Pigment-Based, Low-Cost, Portable Micronutrient Status Tests Using Engineered Bacteria

Micronutrient deficiencies are a significant healthcare concern across the globe. Significant even in some developed nations, micronutrient deficiencies are more severe in the developing world and locally in the wake of major disasters. These conditions, though easily treated, remain a problem because they are often difficult to recognize and diagnose, requiring lab tests that are prohibitively expensive in both material and human resources for those in developing or remote areas.

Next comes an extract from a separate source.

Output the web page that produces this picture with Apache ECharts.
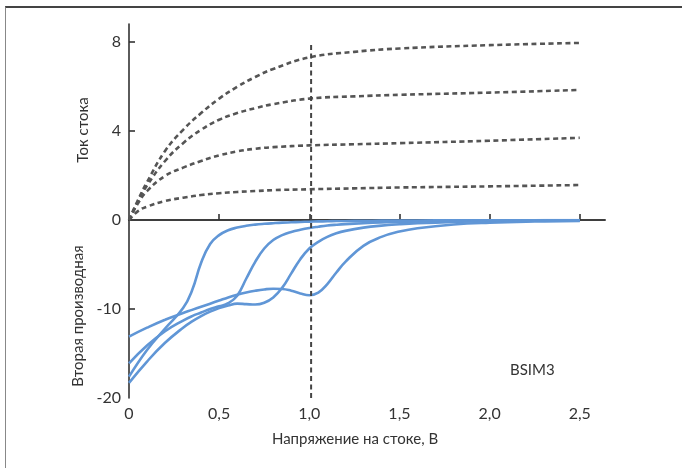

As obligate consumers of the same micronutrients, bacteria possess cellular machinery to control intracellular micronutrient levels and have corresponding regulatory mechanisms to respond to varying concentrations in their environment. We have developed a whole-cell bacterial biosensor harnessing these properties for use in a diagnostic test for blood micronutrient status, specifically for the detection of zinc levels in blood.  The test is designed to be inexpensive in total cost of operation, requiring no complex equipment and minimal medical training to administer and interpret. This would obviate the logistical problem of laboratory access and sample transport in remote and low-resource environments, allowing on-site diagnosis of micronutrient deficiencies in the populations most at risk.

To create this biosensor, we designed and implemented genetic circuitry to trigger specific changes in color that are visible to the naked eye in response to zinc levels. In one implementation, we have used pigments as readouts for the biosensor.  With appropriate transcriptional control, pigment-based color changes could be essentially switch-like, reducing ambiguity in the interpretation of test results.  Moreover, production of even a small amount of pigment-producing enzyme could enable synthesis of sufficient pigment to be visible to the naked eye, potentially decreasing the total time to coloration and the biochemical burden on the cell.  In another implementation, we have used chromoproteins as indicators. Chromoproteins have different potential advantages, including that they require substantially less DNA, which simplifies cloning and other molecular biology manipulations. Here we present results from our bacteria that produce multiple visible colors in response to zinc levels, as well as the results of our efforts to tune these sensors using a variety of metabolic engineering strategies, including changes in promoters, ribosomal binding sites, and transporters.